Juan Antonio Báez remembers sitting with two fellow soldiers on a hillside, singing their favorite Puerto Rican songs. World War II had taken them far from their homeland, a nation, for Báez, of poverty and hardship.

“Terrible,” said Báez, describing the Puerto Rico of his youth. “I didn’t have anything.”

But the war, in which Báez volunteered to fight, changed that. Like many veterans, the former soldier can no longer recall a lot of his combat experiences with great detail, but the influence of combat colors his memories of the past, both on and off the battlefield.

Báez was born in Ciales, Puerto Rico, on March 7, 1924. His father, a laborer named Juan Báez, and his mother, Eusebia Ramos Baez, a homemaker, worked to support their four children. The family struggled economically, and Báez fought to stay afloat in high school.

“What I learned wouldn’t stay in my head,” he said.

Báez’s thoughts soon turned to the military. He tried to join at the age of 16 but was too young to enlist. He was ultimately inducted into the Army on June 22, 1942, at age 18.

“They didn’t like it,” said Báez of his parents’ reaction to his enlistment. “They thought they were going to kill me.”

Báez attended basic training and later joined Puerto Rico’s 65 Infantry Regiment. The war took him to Germany and other parts of Central Europe.

Báez describes the battles that took many of his friends’ lives as harrowing.

“It was incredible, what I saw,” he said. “The death. Those who were killed. Those who killed.”

Yet he struggles to conjure specific memories of his time at war.

“I don’t want to remember,” he said.

Báez does, however, credit WWII, and what he witnessed while overseas, with having palpably transformed his life.
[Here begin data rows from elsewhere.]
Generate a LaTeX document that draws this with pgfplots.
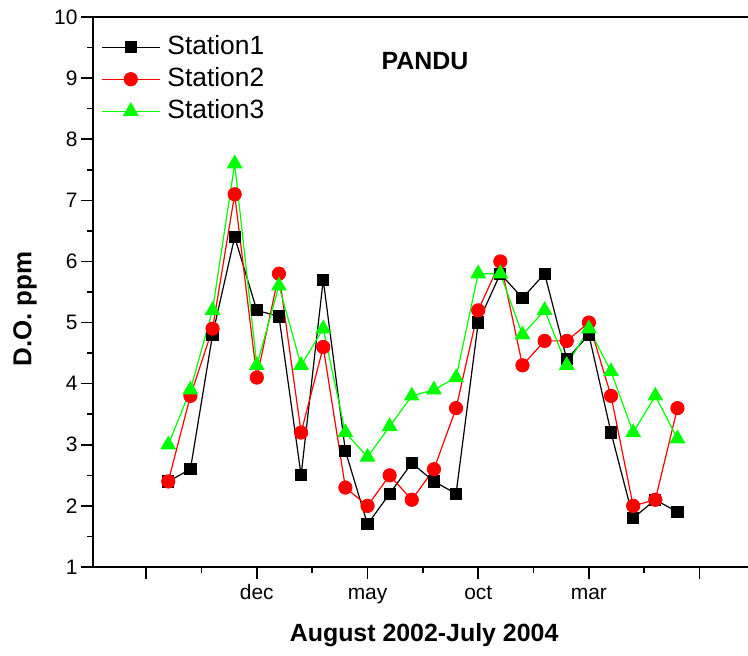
\documentclass[border=0pt]{standalone}
\usepackage{fontspec}
\setmainfont{Liberation Sans}
\usepackage{pgfplots}
\usepackage{pgfplotstable}
\pgfplotsset{compat=1.18}
\definecolor{sgreen}{RGB}{0,255,0}
\definecolor{sred}{RGB}{255,0,0}
\pgfplotstableread{
i s1 s2 s3
0 2.4 2.4 3.0
1 2.6 3.8 3.9
2 4.8 4.9 5.2
3 6.4 7.1 7.6
4 5.2 4.1 4.3
5 5.1 5.8 5.6
6 2.5 3.2 4.3
7 5.7 4.6 4.9
8 2.9 2.3 3.2
9 1.7 2.0 2.8
10 2.2 2.5 3.3
11 2.7 2.1 3.8
12 2.4 2.6 3.9
13 2.2 3.6 4.1
14 5.0 5.2 5.8
15 5.8 6.0 5.8
16 5.4 4.3 4.8
17 5.8 4.7 5.2
18 4.4 4.7 4.3
19 4.8 5.0 4.9
20 3.2 3.8 4.2
21 1.8 2.0 3.2
22 2.1 2.1 3.8
23 1.9 3.6 3.1
}\data
\begin{document}
\begin{tikzpicture}
\begin{axis}[
  scale only axis, width=673bp, height=550bp,
  xmin=-3.4, xmax=27, ymin=1, ymax=10,
  xtick pos=bottom, ytick pos=left,
  tick align=outside,
  major tick length=12bp, minor tick length=6bp,
  xtick={-1,4,9,14,19,24}, xticklabels={,dec,may,oct,mar,},
  minor xtick={1.5,6.5,11.5,16.5,21.5,26.5},
  ytick={1,2,...,10}, minor ytick={1.5,2.5,...,9.5},
  every tick/.style={black, line width=1.6bp},
  axis line style={line width=2.2bp},
  ticklabel style={font=\fontsize{21}{25}\selectfont},
  xticklabel style={text height=15bp, text depth=5bp, inner sep=5bp},
  /pgf/number format/assume math mode=true,
  xlabel={August 2002-July 2004}, ylabel={D.O. ppm},
  label style={font=\bfseries\fontsize{25}{30}\selectfont},
  xlabel style={at={(rel axis cs:0.492,0)}, anchor=center, yshift=-68bp},
  ylabel style={at={(axis description cs:-0.101,0.469)}, anchor=center, font=\bfseries\fontsize{26}{30}\selectfont},
  legend style={at={(rel axis cs:0,1)}, anchor=north west, xshift=8bp, yshift=-14bp,
    draw=none, fill=none, font=\fontsize{26.5}{30}\selectfont, row sep=0bp,
    inner sep=0pt, nodes={inner sep=3bp, text height=20bp, text depth=6bp},
    /tikz/every odd column/.append style={column sep=4bp}},
  legend cell align=left,
  legend image code/.code={\draw[mark repeat=2,mark phase=2] plot coordinates {(0bp,0bp)(29bp,0bp)(58bp,0bp)};},
]
\coordinate (O) at (rel axis cs:0,0);
\addplot[black, line width=1.2bp, mark=square*, mark size=5.5bp, mark options={solid}] table[x=i,y=s1]{\data};
\addlegendentry{Station1}
\addplot[sred, line width=1.2bp, mark=*, mark size=6.5bp, mark options={solid}] table[x=i,y=s2]{\data};
\addlegendentry{Station2}
\addplot[sgreen, line width=1.2bp, mark=triangle*, mark size=8bp, mark options={solid}] table[x=i,y=s3]{\data};
\addlegendentry{Station3}
\node[font=\bfseries\fontsize{25}{30}\selectfont] at (axis cs:11.6,9.28) {PANDU};
\end{axis}
\pgfresetboundingbox
\path (O) ++(-93bp,-89bp) rectangle ++(748bp,656bp);
\end{tikzpicture}
\end{document}
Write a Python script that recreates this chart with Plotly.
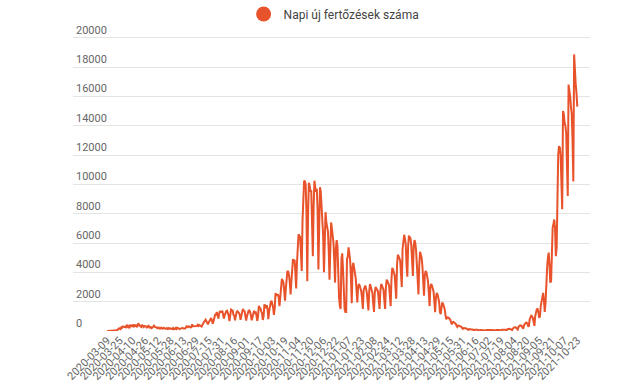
import pandas as pd
import plotly.graph_objects as go

series_name = "Napi új fertőzések száma"

mar20 = [2, 10, 3, 12, 41, 36, 15, 29, 26, 33, 31, 31, 59, 66, 143, 186, 144, 123, 263, 232, 308, 293, 263]
apr20 = [249, 346, 270, 361, 306, 194, 424, 334, 360, 326, 445, 310, 327, 433, 325, 265, 523, 477, 388,
         307, 273, 419, 334, 272, 348, 319, 309, 212, 312, 397]
may20 = [268, 228, 263, 193, 232, 277, 359, 278, 270, 263, 190, 190, 238, 169, 155, 225, 146,
         153, 223, 194, 190, 146, 196, 145, 191, 142, 190, 181, 144, 126, 205]
jun20 = [119, 139, 200, 133, 219, 180, 187, 129, 161, 163, 198, 214, 168, 149, 168, 214, 320, 302, 260, 320, 269,
         239, 258, 460, 325, 321, 334, 350, 308, 340]
jul20 = [423, 346, 402, 384, 352, 298, 430, 555, 614, 698, 777, 695, 536, 456, 603, 714, 731, 889, 698,
         494, 686, 1030, 1112, 1120, 1284, 1119, 841, 1151, 1356, 1295, 1295]
aug20 = [1376, 1153, 843, 1079, 1232, 1345, 1378, 1215, 1060, 682, 1145, 1454, 1415, 1408, 1107, 1063,
         724, 1048, 1298, 1346, 1301, 1221, 1096, 768, 1053, 1261, 1504, 1378, 1353, 1060, 718]
sep20 = [982, 1271, 1365, 1401, 1311, 1063, 732, 960, 1310, 1376, 1189, 1339, 1059, 700, 1003, 1713, 1591, 1543,
         1339, 1222, 755, 1016, 1767, 1752, 1561, 1767, 1470, 809, 1345, 1735]
oct20 = [1958, 2069, 1894, 1591, 1096, 1564, 2580, 2450, 2400, 2500, 2300, 1693, 2343, 3300, 3550, 3450, 3300, 2700,
         2061, 2900, 4000, 4100, 4050, 3800, 3300, 2500, 3400, 4700, 4900, 4800, 4850]
nov20 = [4000, 2900, 4600, 6300, 6600, 6500, 6400, 5400, 4100, 7500, 9800, 10250, 10200, 10000, 8000,
         3400, 8000, 10100, 9900, 9500, 9600, 7500, 5100, 8500, 10250, 9800, 9500, 9700, 8200, 4200]
dec20 = [8200, 9800, 9500, 8500, 8100, 6500, 4000, 6400, 8100, 7400, 7000, 6800, 5500, 3500, 5500, 7400, 7000,
         6500, 6000, 4800, 3300, 5600, 6200, 5800, 3600, 2300, 1700, 1500, 4900, 5300, 4200]
jan21 = [2500, 1500, 1300, 1300, 4900, 5100, 5700, 5200, 4800, 3600, 1900, 4400, 4650, 4300, 3900, 3600, 2800,
         1950, 3000, 3200, 3100, 2900, 2700, 2200, 1500, 2800, 3000, 3100, 2900, 2600, 2000]
feb21 = [1400, 2700, 3200, 3000, 2800, 2600, 1900, 1300, 2600, 3000, 2900, 2800, 2700, 2100,
         1500, 2700, 3200, 3100, 2900, 2800, 2100, 1500, 3000, 3500, 3400, 3300, 3100, 2400]
mar21 = [1700, 3500, 4300, 4200, 4000, 3800, 3000, 2200, 4500, 5200, 5100, 5000, 4800, 3900, 3000, 5600, 6200,
         6560, 6300, 5900, 4500, 3700, 5800, 6500, 6400, 6300, 5800, 4400, 3750, 5800, 6200]
apr21 = [6000, 5500, 4500, 3000, 2500, 4500, 5400, 5200, 5000, 4400, 3300, 2400, 3800, 4100, 4000, 3700, 3400,
         2600, 1700, 3000, 3200, 3100, 2900, 2700, 2000, 1280, 2300, 2600, 2500, 2300]
may21 = [2000, 1300, 1150, 1600, 1950, 1850, 1700, 1500, 1100, 800, 900, 930, 900, 850, 780, 600,
         450, 600, 620, 580, 540, 480, 350, 280, 380, 360, 340, 320, 280, 200, 150]
jun21 = [200, 210, 190, 170, 150, 110, 70, 130, 140, 120, 110, 100, 70, 50, 90, 100, 90, 80, 70, 50,
         30, 70, 80, 75, 70, 60, 40, 25, 60, 70]
jul21 = [65, 60, 50, 30, 20, 50, 60, 70, 60, 40, 25, 70, 80, 90, 85, 70, 45, 30, 90, 100, 110, 100, 90, 60,
         40, 120, 140, 160, 150, 130]
aug21 = [90, 60, 180, 230, 260, 250, 230, 150, 100, 280, 350, 380, 370, 340, 230, 160, 400, 500, 560, 570, 520, 350,
         300, 780, 950, 1050, 1000, 900, 620, 350, 1000]
sep21 = [1250, 1480, 1500, 1300, 900, 1000, 1700, 2000, 2300, 2600, 2100, 1300, 1900, 4000, 4300, 5000, 5340, 4500,
         3300, 3400, 5700, 7050, 7300, 7600, 7000, 5100, 5700, 11000, 12050, 12600]
oct21 = [12500, 12000, 9500, 8300, 15000, 14800, 14200, 14000, 13500, 11000, 9200, 16800, 16500, 16000, 15300,
         14800, 13000, 10200, 18860, 17500, 16800, 16200, 15300]

values = (mar20 + apr20 + may20 + jun20 + jul20 + aug20 + sep20 + oct20 + nov20 + dec20 +
          jan21 + feb21 + mar21 + apr21 + may21 + jun21 + jul21 + aug21 + sep21 + oct21)

dates = [d.strftime("%Y-%m-%d") for d in pd.date_range("2020-03-09", "2021-10-23") if d.strftime("%Y-%m-%d") != "2021-07-10"]
assert len(dates) == len(values), (len(dates), len(values))

tick_labels = ["2020-03-09", "2020-03-25", "2020-04-10", "2020-04-26", "2020-05-12", "2020-05-28", "2020-06-13",
               "2020-06-29", "2020-07-15", "2020-07-31", "2020-08-16", "2020-09-01", "2020-09-17", "2020-10-03",
               "2020-10-19", "2020-11-04", "2020-11-20", "2020-12-06", "2020-12-22", "2021-01-07", "2021-01-23",
               "2021-02-08", "2021-02-24", "2021-03-12", "2021-03-28", "2021-04-13", "2021-04-29", "2021-05-15",
               "2021-05-31", "2021-06-16", "2021-07-02", "2021-07-19", "2021-08-04", "2021-08-20", "2021-09-05",
               "2021-09-21", "2021-10-07", "2021-10-23"]

y_ticks = list(range(0, 20001, 2000))
y_labels = [str(v) for v in y_ticks]

color = "#E8532B"
font = "Roboto, Arial, sans-serif"

fig = go.Figure()
fig.add_trace(go.Scatter(x=dates, y=values, mode="lines", line=dict(color=color, width=2),
                         showlegend=False, name=series_name))
fig.add_trace(go.Scatter(x=[None], y=[None], mode="markers", marker=dict(color=color, size=15),
                         name=series_name, showlegend=True))

fig.update_layout(
    width=634, height=385,
    margin=dict(l=73, r=44, t=23, b=54, autoexpand=False),
    paper_bgcolor="white", plot_bgcolor="white",
    font=dict(family=font, size=11, color="#666666"),
    legend=dict(orientation="h", xref="container", x=0.527, xanchor="center",
                yref="container", y=1 - 14 / 385, yanchor="middle",
                font=dict(size=12, color="#444444"), bgcolor="rgba(0,0,0,0)", itemsizing="trace"),
    xaxis=dict(type="category", categoryorder="array", categoryarray=dates,
               tickmode="array", tickvals=tick_labels, ticktext=tick_labels,
               tickangle=-45, showgrid=False, showline=False, zeroline=False, ticks="",
               range=[-43, 608], automargin=False, tickfont=dict(size=11, color="#666666")),
    yaxis=dict(range=[0, 21000], tickmode="array", tickvals=y_ticks, ticktext=y_labels,
               showgrid=True, gridcolor="#e4e4e4", gridwidth=1,
               zeroline=False, showline=False, ticks="", ticklabelposition="inside top",
               automargin=False, tickfont=dict(size=11, color="#666666")),
)

fig.write_html("out.html", config={"displayModeBar": False},
               post_script="document.body.style.margin='0px';")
“[I went] from boy to man,” he said.

The war ended while Báez was stationed in France, so he returned to Puerto Rico, where he was discharged at Fort Buchanan on Nov. 23, 1945, at the rank of Private First Class.

Báez stayed in Puerto Rico for two years before reenlisting in the Army. The war, he says, had changed Latinos’ place in America for the better, and he yearned to continue serving his country.

“We were able to know that we were also soldiers,” he said.

Báez’s continued service took him to Pánama, where he married in 1950 Susana Barría, who was born in Santiago de Veragua, Pánama. The couple, still together at the time of Báez’s interview, has four children.

Raising a family, Báez says, helped him prove he was a capable person. After his work with the Army, with which he was involved for 24 years, Sergeant Báez worked as, among other occupations, a Pentecostal minister for 25 years.

Ever since suffering a stroke, Báez has lived at the Ambrosio Guillen Texas State Veterans Home in El Paso, Texas. His thoughts largely center on his family. His three daughters, who all live in El Paso, are good to him, he says, and provide a source of pleasure in his life.

But he reserves his deepest sentiments for his wife, Susana, who’s five years his junior.

“She’s helped me my whole life,” Báez said. “She’s been my faithful companion all the time. She’s young; I’m old, and [yet] she continues to love me.”

Mr. Báez was interviewed in El Paso, Texas, on May 9, 2008, by Robert Rivas.